The campaign messaging reminds smokers that flicking or dropping cigarette butts is littering and offenders will face fines.
In 2017–18, the National Litter Index (NLI) statistics in Western Australia found that a third of all litter found was cigarette butts and packaging. Of the 9,550 items counted in the NLI, 3,376 of those were cigarette butts/packaging.
Under the Litter Act 1979, anyone incorrectly disposing of a cigarette butt can be fined $200. This includes flicking cigarettes from a vehicle and stubbing out and leaving butts in public areas such as footpaths, roads and gutters.
If the butt was still lit when dropped, it can lead to a $500 fine.
Each year in Western Australia, the Department of Fire and Emergency Services attends around 700 fires due to discarded lit cigarette butts.
Cigarette butts are made from non-biodegradable plastic which can take up to 15 years to break down.

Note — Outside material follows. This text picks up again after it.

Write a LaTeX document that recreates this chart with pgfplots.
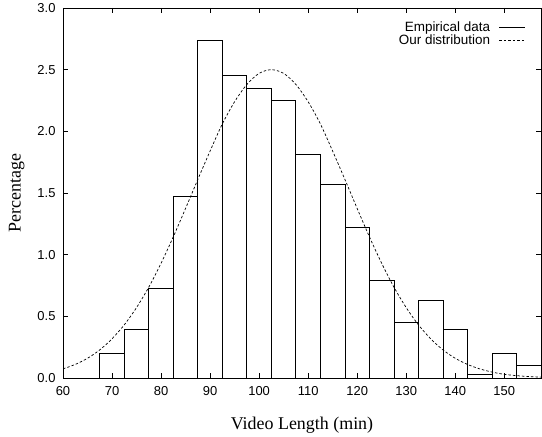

Butts washed into stormwater drains and waterways leach toxic chemicals such as cadmium, lead and zinc.
Cigarette butts are commonly mistaken for food by marine life and have been found in the stomachs of fish, birds, sea turtles and other marine creatures.
Smokers are reminded to dispose of cigarette butts responsibly into waste bins, or risk being fined.
People can also register to become a KABC litter reporter. This scheme registered its 15,000th reporter in August 2019 and issued 2,295 litter infringements last year.